Build your vocabulary with Merriam-Webster's Word of the Day! Each day a Merriam-Webster editor offers insight into a fascinating new word -- explaining its meaning, current use, and little-known details about its origin.
December 26th, 2014
Episode 57 of 758 episodes
Merriam-Webster's Word of the Day for December 26, 2014 is: desultory \DEH-sul-tor-ee\ adjective 1 : marked by lack of definite plan, regularity, or purpose 2 : not connected with the main subject 3 : disappointing in progress, performance, or quality Examples: The gentlemen continued the evening in desultory conversation, punctuated by yawns, until both decided it was time for bed. "Washington State thus finishes a desultory three-win season , while the Huskies are moving in the proper direction under first-year coach Chris Petersen." Larry Stone, Seattle Times, November 29, 2014 Did you know? The Latin adjective desultorius, the parent of desultory, was used by the ancients to refer to a circus performer (called a desultor) whose trick was to leap from horse to horse without stopping.
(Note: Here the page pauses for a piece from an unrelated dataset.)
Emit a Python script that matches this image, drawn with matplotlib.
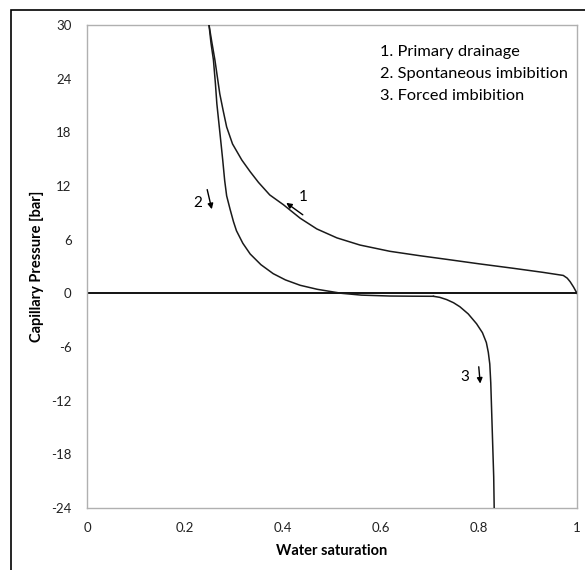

It makes sense, therefore, that someone or something desultory "jumps" from one thing to another. (Desultor and desultorius, by the way, are derived from the Latin verb salire, which means "to leap.") A desultory conversation leaps from one topic to another and doesn't have a distinct point or direction. A desultory student skips from one subject to another without applying serious effort to any one. A desultory comment is a digressive one that jumps away from the topic at hand. And a desultory performance is one resulting from an implied lack of steady, focused effort.